GRAND RAPIDS — The Diatribe Inc., a Grand Rapids-based nonprofit that focuses on empowering youth through poetry, has received a $75,000 grant from the National Endowment for the Arts.
The Our Town grant was awarded to 51 organizations nationwide for projects that integrate arts, culture and design into efforts that strengthen communities.
The Diatribe will use the funds for its ongoing 49507 Project, a public mural project that launched in May 2021 and brings awareness to various social issues including gentrification and redlining. The project pairs local Black and brown artists with businesses in the city’s third ward. As well, the project integrates education, community listening sessions and research to help shift the narrative in Grand Rapids’ historically marginalized 49507 ZIP code.
Seven murals have been created so far as part of the 49507 Project, with eight more planned to be added this summer on the buildings of Black and brown-owned businesses.
“The only way we’ll see change in our communities is when we start investing in them,” The Diatribe Executive Director Marcel Price said in a statement. “Through The 49507 Project, we’re hoping to pour hope into young people, poets, creatives and neighbors to make them feel like this community is theirs.”

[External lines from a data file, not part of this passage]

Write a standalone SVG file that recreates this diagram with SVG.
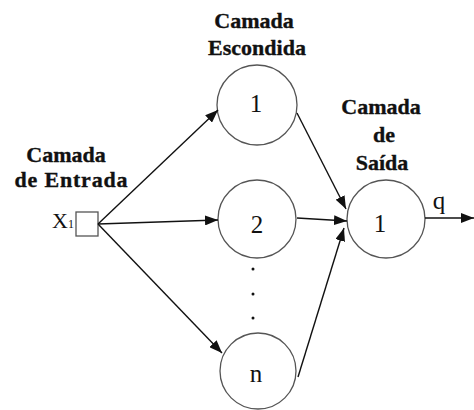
<svg xmlns="http://www.w3.org/2000/svg" width="474" height="410" viewBox="0 0 474 410">
<style>
.lbl{font-family:"Liberation Serif","Times New Roman",serif;font-weight:bold;font-size:22px;fill:#111;stroke:#111;stroke-width:0.35;text-anchor:middle}
.num{font-family:"Liberation Serif","Times New Roman",serif;font-size:25px;fill:#111;text-anchor:middle}
.node{fill:#fff;stroke:#555;stroke-width:1.3}
.edge{stroke:#111;stroke-width:1.4;fill:none;marker-end:url(#arr)}
</style>
<defs>
<marker id="arr" viewBox="0 0 13 10" refX="13" refY="5" markerWidth="13" markerHeight="10" markerUnits="userSpaceOnUse" orient="auto">
<path d="M0,0 L13,5 L0,10 z" fill="#111"/>
</marker>
</defs>
<rect width="474" height="410" fill="#fff"/>
<g id="labels">
<text class="lbl" x="254" y="28">Camada</text>
<text class="lbl" x="257" y="55">Escondida</text>
<text class="lbl" x="66" y="162">Camada</text>
<text class="lbl" x="71" y="187" textLength="113">de Entrada</text>
<text class="lbl" x="381" y="114">Camada</text>
<text class="lbl" x="384" y="142">de</text>
<text class="lbl" x="382" y="170">Saída</text>
</g>
<g id="input">
<rect class="node" x="76" y="212" width="22" height="24"/>
<text x="52" y="228" font-family="Liberation Serif, serif" font-size="22" fill="#111" textLength="16">X</text>
<text x="68" y="228" font-family="Liberation Serif, serif" font-size="12" fill="#111">1</text>
</g>
<g id="h1">
<circle class="node" cx="257" cy="105" r="40"/>
<text class="num" x="256" y="112">1</text>
</g>
<g id="h2">
<circle class="node" cx="257" cy="219" r="39"/>
<text class="num" x="257" y="233">2</text>
</g>
<g id="dots" fill="#111">
<circle cx="253" cy="269" r="1.5"/>
<circle cx="253" cy="294" r="1.5"/>
<circle cx="253" cy="318" r="1.5"/>
</g>
<g id="hn">
<circle class="node" cx="258" cy="371" r="38"/>
<text class="num" x="256" y="382">n</text>
</g>
<g id="out">
<circle class="node" cx="386" cy="219" r="39"/>
<text class="num" x="380" y="232">1</text>
<text class="num" x="439" y="209">q</text>
</g>
<g id="connectors">
<line class="edge" x1="98" y1="224" x2="218" y2="110"/>
<line class="edge" x1="98" y1="224" x2="218" y2="220"/>
<line class="edge" x1="98" y1="224" x2="222" y2="353"/>
<line class="edge" x1="297" y1="113" x2="346" y2="209"/>
<line class="edge" x1="297" y1="218" x2="347" y2="221"/>
<line class="edge" x1="298" y1="377" x2="344" y2="228"/>
<line class="edge" x1="425" y1="218" x2="474" y2="218"/>
</g>
</svg>
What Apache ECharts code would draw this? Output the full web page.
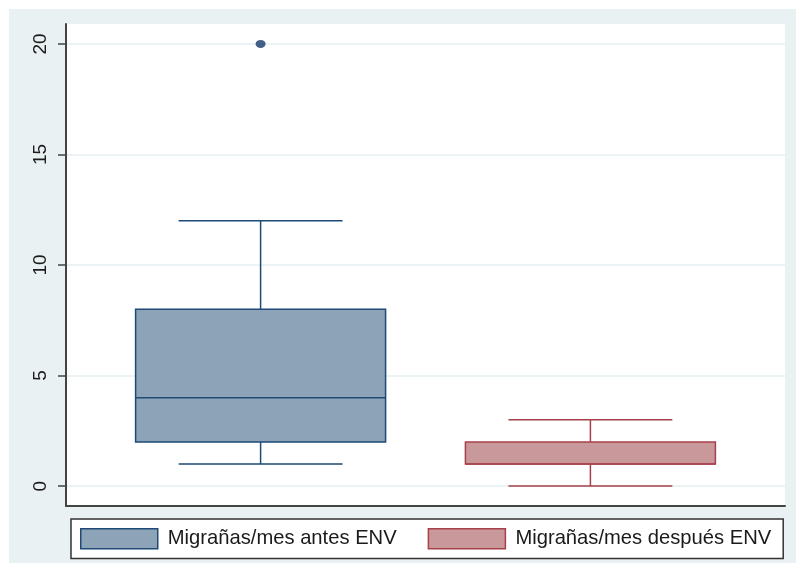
<!DOCTYPE html>
<html>
<head>
<meta charset="utf-8">
<script src="https://cdn.jsdelivr.net/npm/echarts@6/dist/echarts.min.js"></script>
<style>
	html, body { margin: 0; padding: 0; background: #fff; }
	#wrap { position: relative; width: 796px; height: 565px; background: #fff; }
	#main { position: absolute; left: 9px; top: 9px; width: 787px; height: 554px; }
</style>
</head>
<body>
<div id="wrap"><div id="main"></div></div>
<script>
	// datos
	var categories = ['Migrañas/mes antes ENV', 'Migrañas/mes después ENV'];
	var lowWhisker = [1, 0];
	var q1 = [2, 1];
	var median = [4, 1];
	var q3 = [8, 2];
	var highWhisker = [12, 3];
	var outliers = [[0, 20]];
	var yTicks = [0, 5, 10, 15, 20];

	var fills = ['#8ca3b8', '#c9989b'];
	var borders = ['#1f4a76', '#a6414c'];

	var myChart = echarts.init(document.getElementById('main'));

	function renderBox(params, api) {
		var x = api.value(0);
		var low = api.coord([x, api.value(1)]);
		var p1 = api.coord([x, api.value(2)]);
		var med = api.coord([x, api.value(3)]);
		var p3 = api.coord([x, api.value(4)]);
		var high = api.coord([x, api.value(5)]);
		var boxW = api.size([0.758, 0])[0];
		var capW = api.size([0.497, 0])[0];
		var color = borders[params.seriesIndex];
		var fill = fills[params.seriesIndex];
		var lineStyle = { stroke: color, lineWidth: 1.5, fill: null };
		return {
			type: 'group',
			children: [
				{ type: 'line', shape: { x1: high[0], y1: high[1], x2: p3[0], y2: p3[1] }, style: lineStyle },
				{ type: 'line', shape: { x1: low[0], y1: low[1], x2: p1[0], y2: p1[1] }, style: lineStyle },
				{ type: 'line', shape: { x1: high[0] - capW / 2, y1: high[1], x2: high[0] + capW / 2, y2: high[1] }, style: lineStyle },
				{ type: 'line', shape: { x1: low[0] - capW / 2, y1: low[1], x2: low[0] + capW / 2, y2: low[1] }, style: lineStyle },
				{ type: 'rect', shape: { x: p3[0] - boxW / 2, y: p3[1], width: boxW, height: p1[1] - p3[1] },
					style: { fill: fill, stroke: color, lineWidth: 1.5 } },
				{ type: 'line', shape: { x1: med[0] - boxW / 2, y1: med[1], x2: med[0] + boxW / 2, y2: med[1] }, style: lineStyle }
			]
		};
	}

	var series = categories.map(function(name, i) {
		return {
			name: name,
			type: 'custom',
			renderItem: renderBox,
			itemStyle: { color: fills[i], borderColor: borders[i] },
			data: [[i, lowWhisker[i], q1[i], median[i], q3[i], highWhisker[i]]],
			z: 3
		};
	});
	series.push({
		name: 'outliers',
		type: 'scatter',
		symbol: 'circle',
		symbolSize: [10, 8],
		itemStyle: { color: '#173a69' },
		data: outliers,
		z: 4
	});

	var option = {
		backgroundColor: '#e9f1f3',
		animation: false,
		textStyle: { fontFamily: "'Liberation Sans', Arial, sans-serif" },
		grid: {
			left: 57,
			top: 15,
			right: 11,
			bottom: 57,
			show: true,
			backgroundColor: '#ffffff',
			borderWidth: 0
		},
		legend: {
			left: 62,
			top: 510,
			padding: [9, 12, 9, 9],
			itemGap: 31,
			itemWidth: 77,
			itemHeight: 20,
			icon: 'rect',
			backgroundColor: '#ffffff',
			borderColor: '#333333',
			borderWidth: 1.5,
			textStyle: { fontSize: 20.2, color: '#1a1a1a', padding: [0, 0, 0, 5] },
			data: categories.map(function(name, i) {
				return { name: name, itemStyle: { color: fills[i], borderColor: borders[i], borderWidth: 1.5 } };
			})
		},
		xAxis: {
			type: 'value',
			min: -0.59,
			max: 1.59,
			axisLine: { show: true, onZero: false, lineStyle: { color: '#444', width: 2 } },
			axisTick: { show: false },
			axisLabel: { show: false },
			splitLine: { show: false }
		},
		yAxis: {
			type: 'value',
			min: -0.9,
			max: 20.9,
			axisLine: { show: true, onZero: false, lineStyle: { color: '#444', width: 2 } },
			axisTick: { show: true, length: 8, customValues: yTicks, lineStyle: { color: '#444', width: 1.5 } },
			axisLabel: { customValues: yTicks, rotate: 90, margin: 16, fontSize: 19, color: '#1c1c1c' },
			splitLine: { show: true, lineStyle: { color: '#e6eff1', width: 1.5 } }
		},
		series: series
	};

	myChart.setOption(option);
</script>
</body>
</html>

The mural project has an interactive and digital component attached to each mural that allows people to learn more about the message of the art.
The 49507 Project has given one of its mural artists, Wanda Moreno Aguilar, a place to authentically represent immigration issues and generational trauma, according to nonprofit officials. Growing up in West Michigan made Moreno Aguilar feel isolated, and she is using the platform to validate the experiences of Hispanic residents.
“The National Endowment for the Arts is proud to support arts and cultural organizations throughout the nation with these grants, including The Diatribe, providing opportunities for all of us to live artful lives,” National Endowment for the Arts Chairperson Maria Rosario Jackson said in a statement. “The arts contribute to our individual well-being, the well-being of our communities, and to our local economies. The arts are also crucial to helping us make sense of our circumstances from different perspectives as we emerge from the pandemic and plan for a shared new normal informed by our examined experience.”
The Diatribe also is planning to put down roots in the 49507 area, and plans to break ground in 2023 on a mixed-use building to house the nonprofit’s offices. The project will include apartments and a performing arts venue at 2040 S. Division Ave.